Yes, the latter is the one! But, the computer program says it is wrong! Am I going crazy?

4. Jan 12, 2014

### Simon Bridge

the wolfram alpha input (link) was: integral of 1/(3x+1)=1/3ln(x+1/3)
the output actually tells you why they think this relation is false.
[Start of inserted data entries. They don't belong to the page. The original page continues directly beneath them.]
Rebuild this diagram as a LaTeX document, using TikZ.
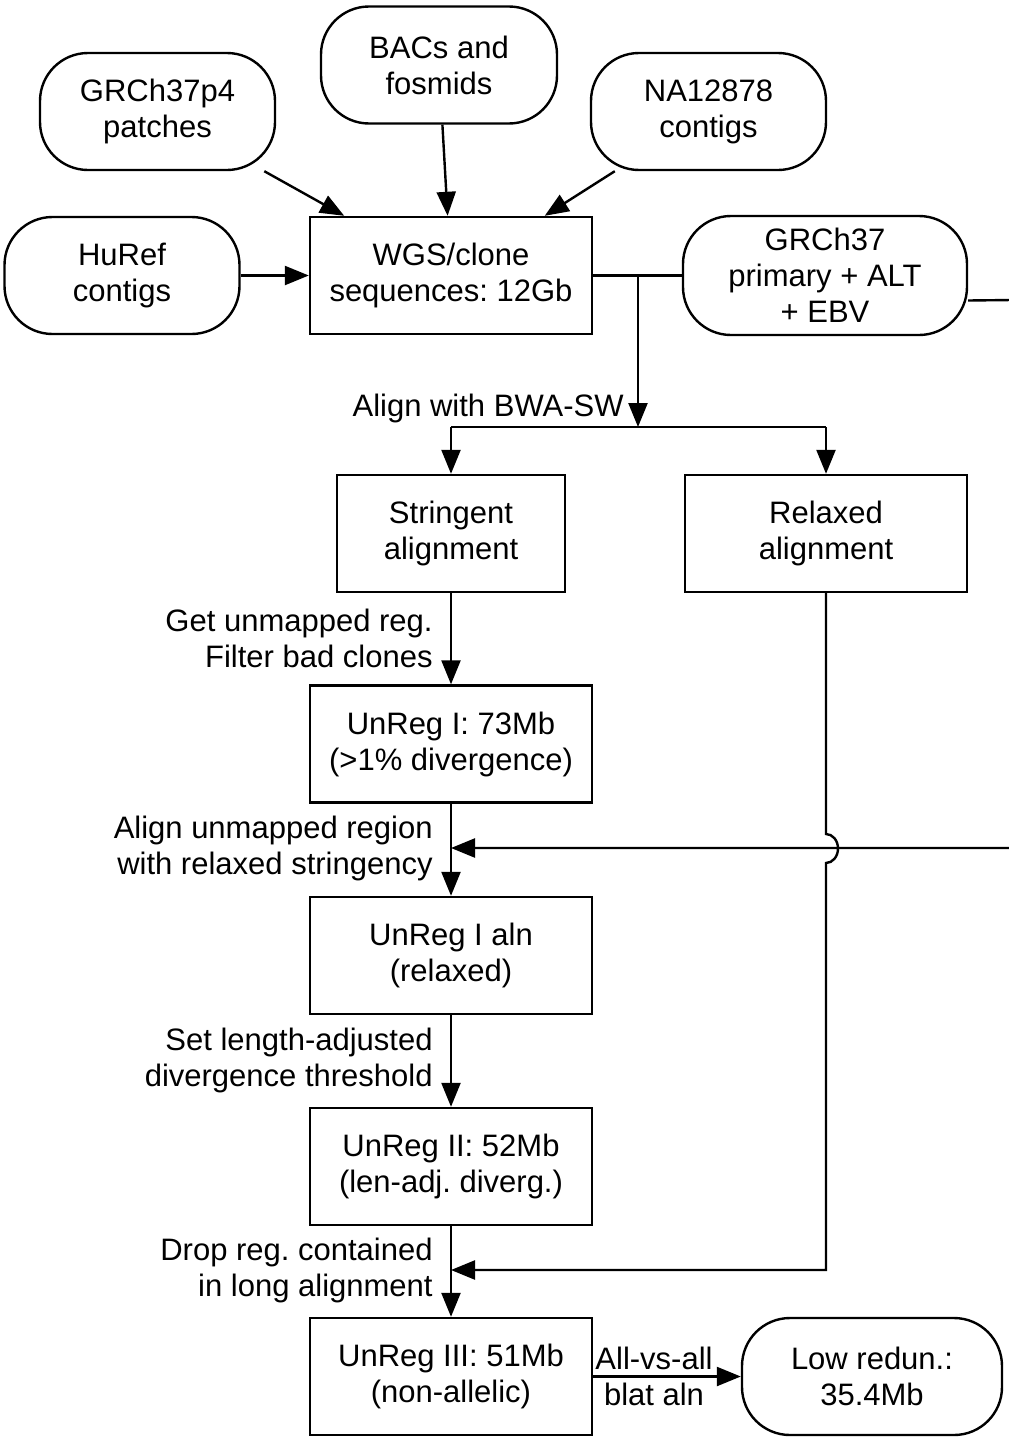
\documentclass[tikz,border=0pt]{standalone}
\usepackage{fontspec}
\setmainfont{Liberation Sans}
\usetikzlibrary{arrows.meta}
\frenchspacing
\begin{document}
\begin{tikzpicture}[x=0.5pt,y=-0.5pt,
  every node/.style={font=\fontsize{15.5}{18}\selectfont, align=center, inner sep=0pt},
  box/.style={draw, line width=1.2pt, minimum width=141pt, minimum height=58.5pt},
  term/.style={draw, line width=1.2pt, rounded corners=24pt, minimum width=117.5pt, minimum height=58.5pt},
  conn/.style={line width=1.2pt, -{Triangle[length=12pt,width=9.5pt]}},
  plain/.style={line width=1.2pt},
  lbl/.style={align=right, anchor=east}
]
\useasboundingbox (0,0) rectangle (1008,1440);

% sources
\node[term] (patch) at (157.5,111.5) {GRCh37p4\\patches};
\node[term, minimum width=118pt] (bac) at (439,65) {BACs and\\fosmids};
\node[term] (na) at (708.5,111.5) {NA12878\\contigs};
\node[term] (huref) at (122,275.5) {HuRef\\contigs};
\node[box] (wgs) at (451,275.5) {WGS/clone\\sequences: 12Gb};
\node[term, minimum width=142pt, minimum height=59.5pt] (ref) at (825,275.5) {GRCh37\\primary + ALT\\+ EBV};

% alignments
\node[box, minimum width=114pt] (str) at (451,533.5) {Stringent\\alignment};
\node[box] (rel) at (826,533.5) {Relaxed\\alignment};

% pipeline
\node[box] (u1) at (451,744) {UnReg I: 73Mb\\(>1\% divergence)};
\node[box] (u1a) at (451,955.5) {UnReg I aln\\(relaxed)};
\node[box] (u2) at (451,1166.5) {UnReg II: 52Mb\\(len-adj. diverg.)};
\node[box] (u3) at (451,1376.5) {UnReg III: 51Mb\\(non-allelic)};
\node[term, minimum width=130pt] (low) at (872,1376.5) {Low redun.:\\35.4Mb};

% helper coordinates
\coordinate (j1) at (638,275.5);
\coordinate (j2) at (638,427);
\coordinate (sp) at (451,427);
\coordinate (rp) at (826,427);
\coordinate (m1) at (451,848);
\coordinate (m3) at (451,1270);
\coordinate (hopA) at (826,834);
\coordinate (c1) at (1012,300);
\coordinate (c2) at (1012,848);
\coordinate (c3) at (826,1270);

% input arrows
\draw[conn] (patch) -- (wgs);
\draw[conn] (bac) -- (wgs);
\draw[conn] (na) -- (wgs);
\draw[conn] (huref) -- (wgs);

% WGS to reference and alignment split
\draw[plain] (wgs.east) -- (ref.west);
\draw[conn] (j1) -- (j2);
\node[lbl] (lbwa) at (624,408) {Align with BWA-SW};
\draw[plain] (sp) -- (rp);
\draw[conn] (sp) -- (str.north);
\draw[conn] (rp) -- (rel.north);

% main chain
\draw[conn] (str.south) -- (u1.north);
\node[lbl] (l1) at (433,638) {Get unmapped reg.\\Filter bad clones};
\draw[conn] (u1.south) -- (u1a.north);
\node[lbl] (l2) at (433,848) {Align unmapped region\\with relaxed stringency};
\draw[conn] (u1a.south) -- (u2.north);
\node[lbl] (l3) at (433,1060) {Set length-adjusted\\divergence threshold};
\draw[conn] (u2.south) -- (u3.north);
\node[lbl] (l4) at (433,1270) {Drop reg. contained\\in long alignment};

% reference loop
\draw[conn] ([yshift=-12.5pt]ref.east) -- (c1) -- (c2) -- (m1);

% relaxed alignment feed with hop
\draw[conn] (rel.south) -- (hopA) arc[start angle=90, end angle=-90, x radius=6pt, y radius=7.25pt] -- (c3) -- (m3);

% final step
\draw[conn] (u3.east) -- (low.west);
\node (l5) at (654,1376.5) {All-vs-all\\blat aln};
\end{tikzpicture}
\end{document}
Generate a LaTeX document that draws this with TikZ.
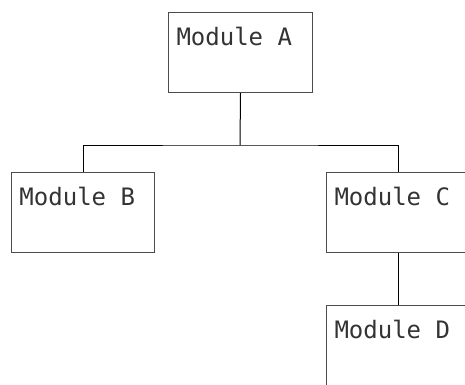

Namely: $\ln\big(3x+1\big)\neq\ln\big(x+\frac{1}{3}\big)$

But it doesn't have to be - equal, that is - since this is an indefinite integral, the two proposed solutions need only be the same to within an arbitrary constant. This is easy to show:

$\ln[x+\frac{1}{3}]=\ln[\frac{1}{3}(3x+1)]=\ln[3x+1]-\ln(3) = \ln[3x+1]+c$

... you have to be careful with indefinite integrals.

5. Jan 12, 2014

### alingy1

Awesome! That's what's been missing! I spent an hour just on this!

6. Jan 12, 2014

### Simon Bridge

Don't trust the machines.

You could have seen their result by using the substitution u=3x+1.

7. Jan 12, 2014

### alingy1

Exactly, both are two acceptable results!